Time Allotment: three class periods
1. Assign the students to work in small groups. Have them select a script from the Generic Radio Workshop site, print it, and perform the radio broadcast, including music and sound effects, as a group, using only their voices and the materials available to them at their seats. Provide 15 to 20 minutes for them to do this activity.
(Note to Teachers: Because students will be performing their scripts in groups simultaneously, this will be a noisy activity.)
2. At the end of the allotted performance time, facilitate a short discussion including questions such as:
- What challenges did you face as you worked as a group to perform the script?
- What did you enjoy most about performing the script?

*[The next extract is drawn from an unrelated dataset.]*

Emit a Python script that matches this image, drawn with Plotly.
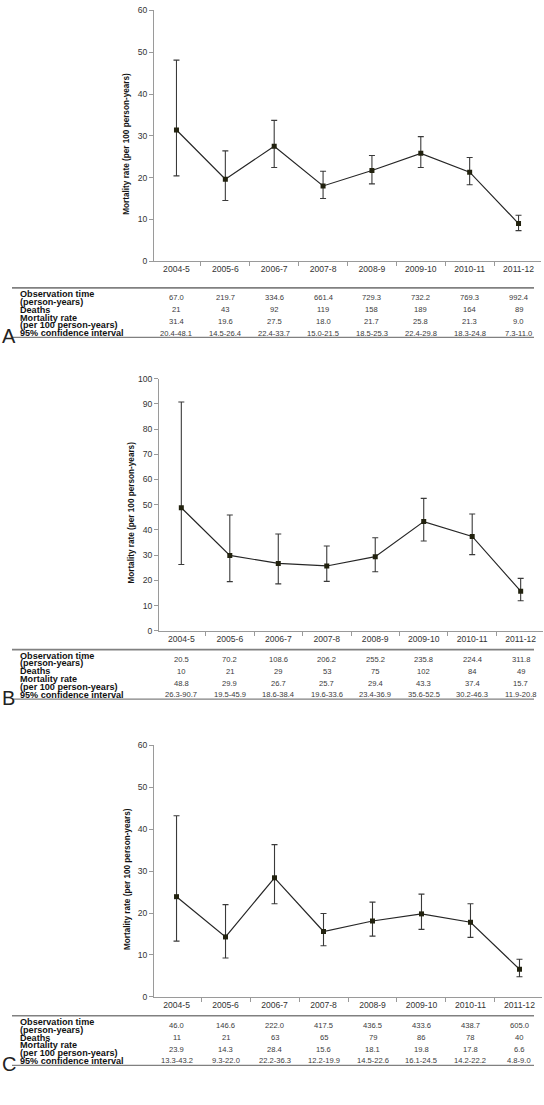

- If you had been performing this script live on the radio, what technical challenges do you think you would have faced in terms of your ability to execute all the parts of the script correctly?
3. Keep the students in their small groups and distribute the Radio Program Planning Guide. Review all of the project guidelines together as a class. Provide them with at least one class period to plan their program for performance in class.
4. When all the groups have created their radio programs, provide class time for the students to listen to each presentation. As they listen, they should complete a peer evaluation form or provide constructive, written feedback about the content and performance. Each group should then be given time to review the feedback they've gotten from their classmates.
1. Sponsor an Old-Time Radio day or evening at your school. Create displays that document the history of radio, particularly its golden age. Have various locations where attendees can listen to the students' radio productions completed in this lesson. Students can also act as docents to guide attendees to different activities and to teach them about radio history through the interactive displays and activities.
2. Start an old-time radio style broadcast that airs weekly, monthly, or quarterly and can be shared with the entire school through the public announcement system and/or on the Internet using podcasting technology.